**WRITTEN REQUEST:** Lines containing the word "chart" should be extracted in full.

## Start GIVEN INFORMATION

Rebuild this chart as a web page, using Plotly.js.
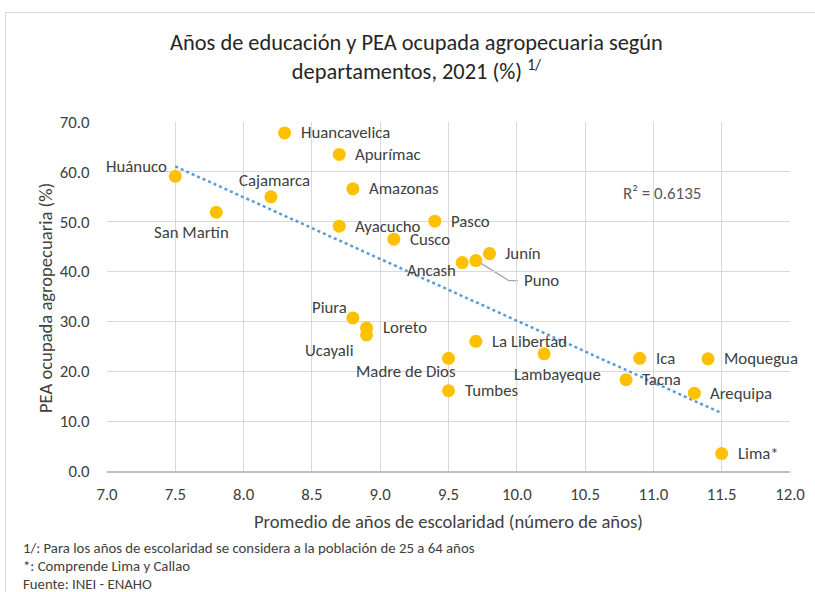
<!DOCTYPE html>
<html><head><meta charset="utf-8">
<script src="https://cdn.plot.ly/plotly-3.0.1.min.js"></script>
<style>
html,body{margin:0;padding:0;background:#fff;}
#wrap{position:relative;width:815px;height:592px;overflow:hidden;}
#chart{position:absolute;left:0;top:0;width:815px;height:592px;}
#frame{position:absolute;left:5px;top:12px;width:820px;height:600px;border:1px solid #d9d9d9;pointer-events:none;}
</style></head>
<body><div id="wrap"><div id="chart"></div><div id="frame"></div></div>
<script>
// ---- data ----
const departamentos = ["Huancavelica","Apurímac","Huánuco","Cajamarca","Amazonas","San Martín","Ayacucho","Pasco","Cusco","Junín","Puno","Ancash","Piura","Loreto","Ucayali","La Libertad","Madre de Dios","Lambayeque","Tumbes","Ica","Moquegua","Tacna","Arequipa","Lima*"];
const aniosEscolaridad = [8.3,8.7,7.5,8.2,8.8,7.8,8.7,9.4,9.1,9.8,9.7,9.6,8.8,8.9,8.9,9.7,9.5,10.2,9.5,10.9,11.4,10.8,11.3,11.5];
const peaAgro = [67.8,63.5,59.1,55.0,56.6,51.9,49.1,50.1,46.5,43.6,42.2,41.8,30.7,28.7,27.3,26.0,22.6,23.5,16.1,22.6,22.5,18.3,15.6,3.5];
const r2Text = "R² = 0.6135";
const xTicks = [7.0,7.5,8.0,8.5,9.0,9.5,10.0,10.5,11.0,11.5,12.0];
const yTicks = [0,10,20,30,40,50,60,70];
const notas = ["1/: Para los años de escolaridad se considera a la población de 25 a 64 años","*: Comprende Lima y Callao","Fuente: INEI - ENAHO"];

// ---- label placement (style) ----
const place = {
  "Huánuco":{a:"right",dx:-6,dy:10},
  "Cajamarca":{a:"center",dx:4,dy:16},
  "San Martín":{a:"center",dx:-25,dy:-20},
  "Ancash":{a:"right",dx:-4,dy:-8},
  "Puno":{a:"left",dx:46,dy:-20},
  "Piura":{a:"right",dx:-4,dy:10},
  "Ucayali":{a:"right",dx:-11,dy:-16},
  "Madre de Dios":{a:"center",dx:-43,dy:-13},
  "Lambayeque":{a:"center",dx:13,dy:-21}
};

const FONT = "Carlito, Calibri, 'Liberation Sans Narrow', 'Open Sans', sans-serif";
const W=815,H=592, L=107, R=25, T=122, B=121;
const pw=W-L-R, ph=H-T-B;
const px2x = p => (p-L)/pw;
const px2y = p => (H-B-p)/ph;

// linear trend (least squares)
const n=aniosEscolaridad.length;
const mx=aniosEscolaridad.reduce((a,b)=>a+b,0)/n, my=peaAgro.reduce((a,b)=>a+b,0)/n;
let sxy=0,sxx=0;
for(let i=0;i<n;i++){sxy+=(aniosEscolaridad[i]-mx)*(peaAgro[i]-my);sxx+=(aniosEscolaridad[i]-mx)**2;}
const slope=sxy/sxx, icpt=my-slope*mx;
const xmin=Math.min(...aniosEscolaridad), xmax=Math.max(...aniosEscolaridad);

const LBL = 16.8;
const annotations=[];
const shapes=[];
departamentos.forEach((d,i)=>{
  const p=place[d]||{a:"left",dx:14,dy:0};
  annotations.push({x:aniosEscolaridad[i],y:peaAgro[i],text:d,showarrow:false,xanchor:p.a,yanchor:"middle",
    xshift:p.dx,yshift:p.dy,font:{family:FONT,size:LBL,color:"#404040"}});
  if(d==="Puno"){
    shapes.push({type:"path",xref:"x",yref:"y",xsizemode:"pixel",ysizemode:"pixel",
      xanchor:aniosEscolaridad[i],yanchor:peaAgro[i],path:"M4,-2 L33,-20 L42,-20",
      line:{color:"#a6a6a6",width:1.3},layer:"below"});
  }
});
annotations.push({x:10.76,y:55.7,text:r2Text,showarrow:false,xanchor:"left",yanchor:"middle",font:{family:FONT,size:17,color:"#595959"}});
[548,566,584].forEach((yy,k)=>{
  annotations.push({xref:"paper",yref:"paper",x:px2x(21),y:px2y(yy),text:notas[k],showarrow:false,xanchor:"left",yanchor:"middle",
    font:{family:FONT,size:14.8,color:"#404040"}});
});
annotations.push({xref:"paper",yref:"paper",x:px2x(448),y:px2y(521),text:"Promedio de años de escolaridad (número de años)",showarrow:false,
  xanchor:"center",yanchor:"middle",font:{family:FONT,size:18.6,color:"#404040"}});
annotations.push({xref:"paper",yref:"paper",x:px2x(45),y:px2y(298),text:"PEA ocupada agropecuaria (%)",showarrow:false,textangle:-90,
  xanchor:"center",yanchor:"middle",font:{family:FONT,size:18.6,color:"#404040"}});

const traces=[
  {x:[xmin,xmax],y:[icpt+slope*xmin,icpt+slope*xmax],mode:"lines",line:{color:"#5B9BD5",width:2.5,dash:"dot"},hoverinfo:"skip",showlegend:false},
  {x:aniosEscolaridad,y:peaAgro,text:departamentos,mode:"markers",marker:{color:"#FFC000",size:13},showlegend:false}
];

const layout={
  width:W,height:H,margin:{l:L,r:R,t:T,b:B},
  paper_bgcolor:"#fff",plot_bgcolor:"#fff",
  font:{family:FONT,color:"#404040"},
  title:{text:"Años de educación y PEA ocupada agropecuaria según<br>departamentos, 2021 (%) <sup>1/</sup>",
    font:{family:FONT,size:22.4,color:"#262626"},x:0.511,xanchor:"center",y:1-50/H,yanchor:"top",yref:"container"},
  xaxis:{range:[7,12],tickvals:xTicks,ticktext:xTicks.map(v=>v.toFixed(1)),showgrid:true,gridcolor:"#d9d9d9",gridwidth:1,
    zeroline:false,showline:true,linecolor:"#bfbfbf",linewidth:1.5,mirror:false,ticks:"outside",ticklen:7,tickcolor:"rgba(0,0,0,0)",
    tickfont:{family:FONT,size:16.8,color:"#404040"},fixedrange:true},
  yaxis:{range:[0,70],tickvals:yTicks,ticktext:yTicks.map(v=>v.toFixed(1)),showgrid:true,gridcolor:"#d9d9d9",gridwidth:1,
    zeroline:false,showline:false,ticks:"outside",ticklen:13,tickcolor:"rgba(0,0,0,0)",
    tickfont:{family:FONT,size:16.8,color:"#404040"},fixedrange:true},
  shapes:shapes,
  annotations:annotations
};
Plotly.newPlot("chart",traces,layout,{staticPlot:true});
</script></body></html>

## End GIVEN INFORMATION

**REPLY TO THE TASK:**
Rebuild this chart as a web page, using Plotly.js.
#chart{position:absolute;left:0;top:0;width:815px;height:592px;}
<body><div id="wrap"><div id="chart"></div><div id="frame"></div></div>
Plotly.newPlot("chart",traces,layout,{staticPlot:true});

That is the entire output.